## BEGIN

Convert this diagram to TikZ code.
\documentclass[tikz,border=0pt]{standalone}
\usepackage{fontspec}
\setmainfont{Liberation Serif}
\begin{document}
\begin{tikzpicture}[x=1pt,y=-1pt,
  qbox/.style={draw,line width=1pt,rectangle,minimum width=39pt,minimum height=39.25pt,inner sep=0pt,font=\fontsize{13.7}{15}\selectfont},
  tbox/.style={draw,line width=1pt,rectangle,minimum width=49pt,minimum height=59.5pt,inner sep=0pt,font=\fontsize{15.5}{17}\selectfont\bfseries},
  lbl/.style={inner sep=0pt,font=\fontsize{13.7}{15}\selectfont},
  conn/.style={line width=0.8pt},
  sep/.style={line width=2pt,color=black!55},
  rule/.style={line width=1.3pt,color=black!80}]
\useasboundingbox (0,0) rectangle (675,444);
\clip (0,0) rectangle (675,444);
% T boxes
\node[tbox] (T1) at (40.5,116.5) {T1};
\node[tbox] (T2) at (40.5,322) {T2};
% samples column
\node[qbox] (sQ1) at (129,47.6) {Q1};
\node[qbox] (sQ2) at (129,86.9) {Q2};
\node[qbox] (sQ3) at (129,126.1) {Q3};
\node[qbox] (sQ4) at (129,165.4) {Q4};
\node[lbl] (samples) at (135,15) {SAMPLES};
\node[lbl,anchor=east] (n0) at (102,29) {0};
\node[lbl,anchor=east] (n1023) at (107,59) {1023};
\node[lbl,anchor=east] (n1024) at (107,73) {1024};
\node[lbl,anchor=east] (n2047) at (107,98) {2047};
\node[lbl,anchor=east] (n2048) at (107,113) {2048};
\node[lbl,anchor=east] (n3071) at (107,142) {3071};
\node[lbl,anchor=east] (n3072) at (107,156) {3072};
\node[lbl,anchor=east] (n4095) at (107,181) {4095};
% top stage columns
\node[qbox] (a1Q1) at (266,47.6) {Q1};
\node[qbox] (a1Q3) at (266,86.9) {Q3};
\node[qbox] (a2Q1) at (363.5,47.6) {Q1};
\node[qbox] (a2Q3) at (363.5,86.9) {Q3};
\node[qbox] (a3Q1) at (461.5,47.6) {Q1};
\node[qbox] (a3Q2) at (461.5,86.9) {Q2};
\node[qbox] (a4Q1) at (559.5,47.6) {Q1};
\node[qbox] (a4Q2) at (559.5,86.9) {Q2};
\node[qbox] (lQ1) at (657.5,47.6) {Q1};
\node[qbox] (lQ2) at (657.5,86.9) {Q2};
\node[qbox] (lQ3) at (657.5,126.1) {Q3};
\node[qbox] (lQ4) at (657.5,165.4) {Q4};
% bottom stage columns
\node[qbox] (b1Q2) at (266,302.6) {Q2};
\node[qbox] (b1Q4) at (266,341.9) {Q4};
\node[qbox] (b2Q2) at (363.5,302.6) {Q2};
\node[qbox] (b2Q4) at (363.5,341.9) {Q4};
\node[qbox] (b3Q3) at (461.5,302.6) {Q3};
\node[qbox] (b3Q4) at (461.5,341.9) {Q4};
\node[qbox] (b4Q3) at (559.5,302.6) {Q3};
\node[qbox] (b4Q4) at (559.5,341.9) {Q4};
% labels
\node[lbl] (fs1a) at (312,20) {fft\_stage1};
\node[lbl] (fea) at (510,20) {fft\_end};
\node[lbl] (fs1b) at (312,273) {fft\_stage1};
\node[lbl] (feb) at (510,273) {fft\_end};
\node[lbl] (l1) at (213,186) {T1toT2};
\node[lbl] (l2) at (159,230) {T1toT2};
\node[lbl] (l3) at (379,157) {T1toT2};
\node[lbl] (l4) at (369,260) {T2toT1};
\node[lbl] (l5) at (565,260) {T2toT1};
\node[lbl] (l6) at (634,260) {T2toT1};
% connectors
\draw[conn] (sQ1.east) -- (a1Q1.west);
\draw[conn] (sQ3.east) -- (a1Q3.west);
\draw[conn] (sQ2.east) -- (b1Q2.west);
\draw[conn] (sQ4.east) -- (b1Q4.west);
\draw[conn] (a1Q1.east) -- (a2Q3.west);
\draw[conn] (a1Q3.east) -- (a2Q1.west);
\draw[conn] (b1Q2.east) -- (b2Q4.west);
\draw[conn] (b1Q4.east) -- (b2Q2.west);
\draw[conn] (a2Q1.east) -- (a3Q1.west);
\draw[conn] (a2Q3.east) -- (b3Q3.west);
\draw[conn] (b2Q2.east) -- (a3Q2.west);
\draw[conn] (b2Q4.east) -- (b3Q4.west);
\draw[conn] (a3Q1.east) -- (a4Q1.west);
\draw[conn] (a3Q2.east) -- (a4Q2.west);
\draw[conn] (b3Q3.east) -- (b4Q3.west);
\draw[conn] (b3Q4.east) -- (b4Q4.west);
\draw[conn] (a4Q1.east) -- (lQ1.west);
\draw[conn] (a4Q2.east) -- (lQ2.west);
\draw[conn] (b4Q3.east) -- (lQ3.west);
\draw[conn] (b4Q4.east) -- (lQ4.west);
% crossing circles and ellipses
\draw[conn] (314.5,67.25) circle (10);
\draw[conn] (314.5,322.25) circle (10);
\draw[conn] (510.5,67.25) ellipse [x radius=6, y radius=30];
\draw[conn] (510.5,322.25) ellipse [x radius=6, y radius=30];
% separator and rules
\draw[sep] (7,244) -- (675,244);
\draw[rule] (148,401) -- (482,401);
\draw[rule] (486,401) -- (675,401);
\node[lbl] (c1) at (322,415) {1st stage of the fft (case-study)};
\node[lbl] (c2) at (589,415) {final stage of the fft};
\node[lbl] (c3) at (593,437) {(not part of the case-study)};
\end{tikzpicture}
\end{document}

## END

Given instruction: Every line of the data above should be copied exactly.

Result below:
Convert this diagram to TikZ code.
\documentclass[tikz,border=0pt]{standalone}
\usepackage{fontspec}
\setmainfont{Liberation Serif}
\begin{document}
\begin{tikzpicture}[x=1pt,y=-1pt,
  qbox/.style={draw,line width=1pt,rectangle,minimum width=39pt,minimum height=39.25pt,inner sep=0pt,font=\fontsize{13.7}{15}\selectfont},
  tbox/.style={draw,line width=1pt,rectangle,minimum width=49pt,minimum height=59.5pt,inner sep=0pt,font=\fontsize{15.5}{17}\selectfont\bfseries},
  lbl/.style={inner sep=0pt,font=\fontsize{13.7}{15}\selectfont},
  conn/.style={line width=0.8pt},
  sep/.style={line width=2pt,color=black!55},
  rule/.style={line width=1.3pt,color=black!80}]
\useasboundingbox (0,0) rectangle (675,444);
\clip (0,0) rectangle (675,444);
% T boxes
\node[tbox] (T1) at (40.5,116.5) {T1};
\node[tbox] (T2) at (40.5,322) {T2};
% samples column
\node[qbox] (sQ1) at (129,47.6) {Q1};
\node[qbox] (sQ2) at (129,86.9) {Q2};
\node[qbox] (sQ3) at (129,126.1) {Q3};
\node[qbox] (sQ4) at (129,165.4) {Q4};
\node[lbl] (samples) at (135,15) {SAMPLES};
\node[lbl,anchor=east] (n0) at (102,29) {0};
\node[lbl,anchor=east] (n1023) at (107,59) {1023};
\node[lbl,anchor=east] (n1024) at (107,73) {1024};
\node[lbl,anchor=east] (n2047) at (107,98) {2047};
\node[lbl,anchor=east] (n2048) at (107,113) {2048};
\node[lbl,anchor=east] (n3071) at (107,142) {3071};
\node[lbl,anchor=east] (n3072) at (107,156) {3072};
\node[lbl,anchor=east] (n4095) at (107,181) {4095};
% top stage columns
\node[qbox] (a1Q1) at (266,47.6) {Q1};
\node[qbox] (a1Q3) at (266,86.9) {Q3};
\node[qbox] (a2Q1) at (363.5,47.6) {Q1};
\node[qbox] (a2Q3) at (363.5,86.9) {Q3};
\node[qbox] (a3Q1) at (461.5,47.6) {Q1};
\node[qbox] (a3Q2) at (461.5,86.9) {Q2};
\node[qbox] (a4Q1) at (559.5,47.6) {Q1};
\node[qbox] (a4Q2) at (559.5,86.9) {Q2};
\node[qbox] (lQ1) at (657.5,47.6) {Q1};
\node[qbox] (lQ2) at (657.5,86.9) {Q2};
\node[qbox] (lQ3) at (657.5,126.1) {Q3};
\node[qbox] (lQ4) at (657.5,165.4) {Q4};
% bottom stage columns
\node[qbox] (b1Q2) at (266,302.6) {Q2};
\node[qbox] (b1Q4) at (266,341.9) {Q4};
\node[qbox] (b2Q2) at (363.5,302.6) {Q2};
\node[qbox] (b2Q4) at (363.5,341.9) {Q4};
\node[qbox] (b3Q3) at (461.5,302.6) {Q3};
\node[qbox] (b3Q4) at (461.5,341.9) {Q4};
\node[qbox] (b4Q3) at (559.5,302.6) {Q3};
\node[qbox] (b4Q4) at (559.5,341.9) {Q4};
% labels
\node[lbl] (fs1a) at (312,20) {fft\_stage1};
\node[lbl] (fea) at (510,20) {fft\_end};
\node[lbl] (fs1b) at (312,273) {fft\_stage1};
\node[lbl] (feb) at (510,273) {fft\_end};
\node[lbl] (l1) at (213,186) {T1toT2};
\node[lbl] (l2) at (159,230) {T1toT2};
\node[lbl] (l3) at (379,157) {T1toT2};
\node[lbl] (l4) at (369,260) {T2toT1};
\node[lbl] (l5) at (565,260) {T2toT1};
\node[lbl] (l6) at (634,260) {T2toT1};
% connectors
\draw[conn] (sQ1.east) -- (a1Q1.west);
\draw[conn] (sQ3.east) -- (a1Q3.west);
\draw[conn] (sQ2.east) -- (b1Q2.west);
\draw[conn] (sQ4.east) -- (b1Q4.west);
\draw[conn] (a1Q1.east) -- (a2Q3.west);
\draw[conn] (a1Q3.east) -- (a2Q1.west);
\draw[conn] (b1Q2.east) -- (b2Q4.west);
\draw[conn] (b1Q4.east) -- (b2Q2.west);
\draw[conn] (a2Q1.east) -- (a3Q1.west);
\draw[conn] (a2Q3.east) -- (b3Q3.west);
\draw[conn] (b2Q2.east) -- (a3Q2.west);
\draw[conn] (b2Q4.east) -- (b3Q4.west);
\draw[conn] (a3Q1.east) -- (a4Q1.west);
\draw[conn] (a3Q2.east) -- (a4Q2.west);
\draw[conn] (b3Q3.east) -- (b4Q3.west);
\draw[conn] (b3Q4.east) -- (b4Q4.west);
\draw[conn] (a4Q1.east) -- (lQ1.west);
\draw[conn] (a4Q2.east) -- (lQ2.west);
\draw[conn] (b4Q3.east) -- (lQ3.west);
\draw[conn] (b4Q4.east) -- (lQ4.west);
% crossing circles and ellipses
\draw[conn] (314.5,67.25) circle (10);
\draw[conn] (314.5,322.25) circle (10);
\draw[conn] (510.5,67.25) ellipse [x radius=6, y radius=30];
\draw[conn] (510.5,322.25) ellipse [x radius=6, y radius=30];
% separator and rules
\draw[sep] (7,244) -- (675,244);
\draw[rule] (148,401) -- (482,401);
\draw[rule] (486,401) -- (675,401);
\node[lbl] (c1) at (322,415) {1st stage of the fft (case-study)};
\node[lbl] (c2) at (589,415) {final stage of the fft};
\node[lbl] (c3) at (593,437) {(not part of the case-study)};
\end{tikzpicture}
\end{document}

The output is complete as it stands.